Pierre Haski était l’envoyé spécial de Libération au Proche-Orient lors de cette tournée. Il a eu sa chemise déchirée lors de la bousculade, et dévoile les coulisses de l'épisode :

"Il y avait une grande méfiance du côté israélien vis-à-vis de Chirac, qui était perçu comme beaucoup plus pro-arabe que Mitterrand. On savait que ça allait être tendu, mais on pensait que ce serait plus dans les entretiens avec Netanyahou que dans la rue avec la police. Lors de la promenade dans la vieille ville de Jérusalem, les soldats israéliens bloquaient toutes les ruelles qui accédaient au cortège et tous les magasins. Donc Chirac avançait dans des ruelles désertes. C’était une sorte de visite fantôme, où on lui empêchait tout contact avec la population palestinienne.

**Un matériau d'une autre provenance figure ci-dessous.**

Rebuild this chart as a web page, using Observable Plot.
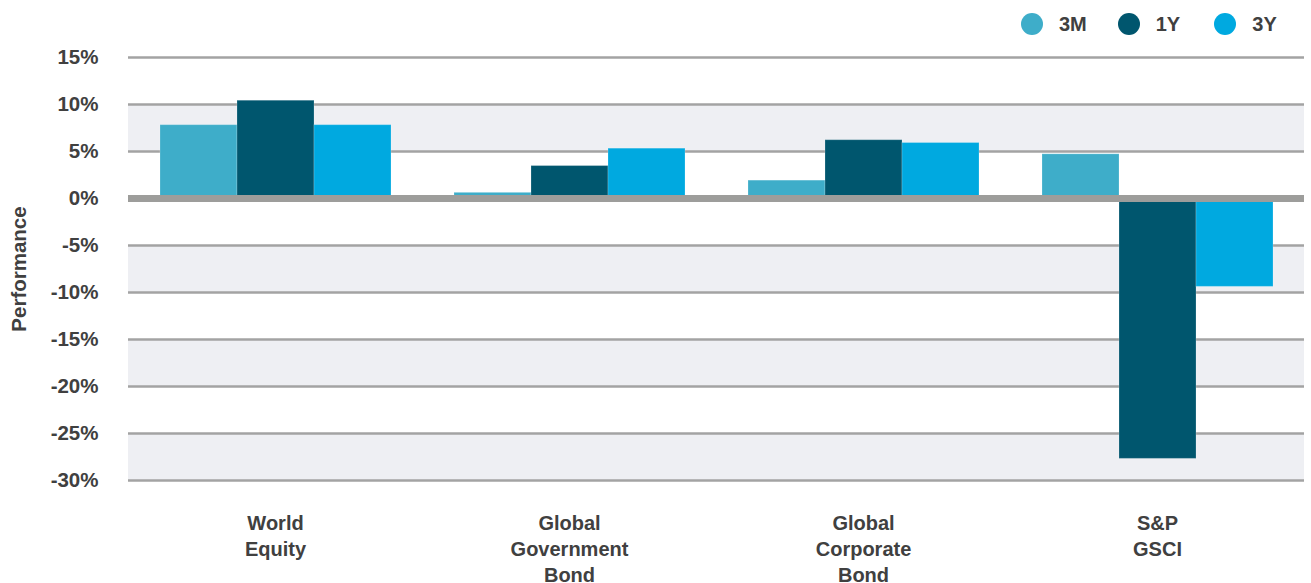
<!DOCTYPE html>
<html>
<head>
<meta charset="utf-8">
<script src="https://cdn.jsdelivr.net/npm/d3@7"></script>
<script src="https://cdn.jsdelivr.net/npm/@observablehq/plot@0.6"></script>
<style>
  body { margin: 0; background: #fff; font-family: "Liberation Sans", Arial, Helvetica, sans-serif; }
  #legend { height: 22px; padding-top: 13px; display: flex; align-items: center; padding-left: 1021px; }
  .item { display: flex; align-items: center; width: 108px; font-weight: bold; font-size: 20px; color: #404040; }
  .swatch { width: 22px; height: 22px; border-radius: 50%; margin-right: 16px; flex: none; }
  #chart svg { display: block; }
</style>
</head>
<body>
<div id="legend"></div>
<div id="chart"></div>
<script>
// Asset classes (multi-line labels) and performance periods
const categories = ["World\nEquity", "Global\nGovernment\nBond", "Global\nCorporate\nBond", "S&P\nGSCI"];
const periods = ["3M", "1Y", "3Y"];
const colors = ["#3eadc9", "#00566e", "#00a9e0"];

// Performance in percent, per asset class
const perf3M = [7.8, 0.6, 1.9, 4.7];
const perf1Y = [10.4, 3.45, 6.2, -27.7];
const perf3Y = [7.8, 5.3, 5.9, -9.4];

// Axis ticks and shaded bands between gridlines
const yTicks = [15, 10, 5, 0, -5, -10, -15, -20, -25, -30];
const bandTops = [10, -5, -15, -25];
const bandBottoms = [5, -10, -20, -30];

const series = [perf3M, perf1Y, perf3Y];
const rows = categories.flatMap((category, i) =>
  periods.map((period, j) => ({category, period, value: series[j][i]}))
);
const bands = bandTops.map((top, i) => ({top, bottom: bandBottoms[i]}));

// Legend
const legend = document.getElementById("legend");
periods.forEach((p, i) => {
  const item = document.createElement("div");
  item.className = "item";
  const sw = document.createElement("span");
  sw.className = "swatch";
  sw.style.background = colors[i];
  const lab = document.createElement("span");
  lab.textContent = p;
  item.append(sw, lab);
  legend.append(item);
});

const chart = Plot.plot({
  width: 1311,
  height: 548,
  marginTop: 22,
  marginBottom: 103,
  marginLeft: 127,
  marginRight: 7,
  style: {fontFamily: '"Liberation Sans", Arial, Helvetica, sans-serif', fontWeight: "bold", color: "#404040", background: "#fff"},
  fx: {domain: categories, padding: 0, label: null},
  x: {domain: periods, paddingInner: 0, paddingOuter: 0.385, axis: null},
  y: {domain: [-30, 15]},
  color: {domain: periods, range: colors},
  marks: [
    Plot.rect(bands, {y1: "top", y2: "bottom", fill: "#eeeff3"}),
    Plot.ruleY(yTicks.filter(v => v !== 0), {stroke: "#a3a3a3", strokeWidth: 2.5}),
    Plot.barY(rows, {fx: "category", x: "period", y: "value", fill: "period", stroke: "#ffffff", strokeOpacity: 0.2, strokeWidth: 1}),
    Plot.ruleY([0], {stroke: "#9d9d9b", strokeWidth: 7}),
    Plot.axisY({
      ticks: yTicks,
      tickFormat: d => d + "%",
      tickSize: 0,
      tickPadding: 30,
      fontSize: 20.5,
      fontWeight: "bold",
      fill: "#404040",
      label: "Performance",
      labelAnchor: "center",
      labelOffset: 117,
      labelArrow: "none"
    }),
    Plot.axisFx({
      anchor: "bottom",
      tickSize: 0,
      tickPadding: 31,
      fontSize: 20,
      fontWeight: "bold",
      fill: "#404040",
      lineHeight: 1.3,
      label: null
    })
  ]
});
document.getElementById("chart").append(chart);
</script>
</body>
</html>
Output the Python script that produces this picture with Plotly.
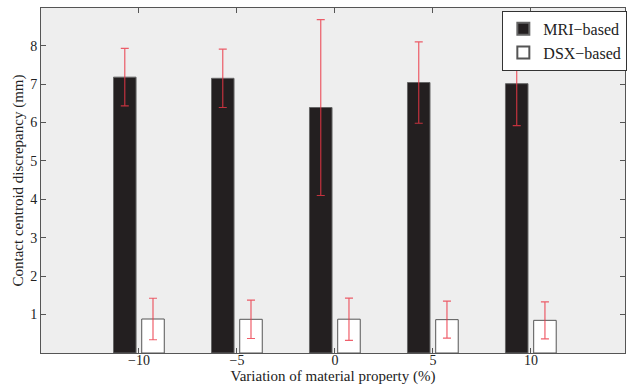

Les policiers israéliens bloquaient les journalistes, qui ne pouvaient pas aller librement parler à Chirac, à un conseiller, ou aux gens. Ça a commencé à poser de sacrés problèmes, surtout avec les caméramans et les photographes qui avaient besoin de circuler.

Il y a eu un premier incident, et on est allés voir Chirac pour lui raconter la manière assez rude dont les policiers empêchaient les journalistes de faire leur travail. Chirac a dit : "S’il se passe de nouveau des incidents comme ça, venez me chercher, c’est intolérable, je ne le supporterai pas."

Une demi-heure après, nouvel incident : un journaliste a été écartelé entre les flics qui le tiraient d’un côté, et ses collègues qui le tiraient de l’autre. Les lunettes ont commencé à voler en éclat, les appareils photo, etc. Et donc on est allés chercher Chirac en lui disant : "Ils recommencent." Chirac est venu aussitôt et c’est là qu’il a sorti sa fameuse phrase. C'a été un moment assez exceptionnel. Les autorités israéliennes étaient un peu sous le choc de cette phrase qui était quand même d’une violence… On n’était plus dans la diplomatie classique. Ça a un peu calmé les choses, même s'il y a eu d'autres clashs par la suite.

D'un côté, ça lui a complètement gâché sa visite, cette affaire. Il n'a pas pu serrer la main d’un Palestinien alors qu’il adore ça, et qu'il était venu pour ça. Mais d'un autre côté, c’a été un moment diplomatique très fort pour lui, dont il a tiré profit dans le reste de sa visite parce qu’il est devenu, tout à coup, le héros du monde arabe.

Le soir même, on a vu Chirac, comme tous les soirs pendant les huit jours du voyage. Après les banquets officiels, il venait nous rejoindre dans les bars des hôtels où on était. Il mettait les pieds sur une table, il se faisait apporter une Corona parce qu'il y avait des caisses de Corona qui le suivaient, et il restait à bavarder avec nous pendant une heure. Il était tellement content pendant ce voyage. C’était sa première grande initiative diplomatique et il faisait déjà les gros titres partout. Ce soir-là, il était sur un petit nuage."

Le lendemain, on était à Ramallah, chez Arafat. Quand on entrait dans les boutiques palestiniennes, et que les commerçants voyaient qu’on avait le badge de la délégation française, ils nous faisaient 10% de réduction sur tous les produits, parce qu’on était avec Chirac. Lors de la suite du voyage, en Syrie, en Jordanie, partout où on allait, les gens connaissaient la scène par cœur, parce que CNN l'avait passée en boucle. C’était exactement ce que cherchait Chirac : le signal que la France est de retour et qu’elle comprend la souffrance des Arabes."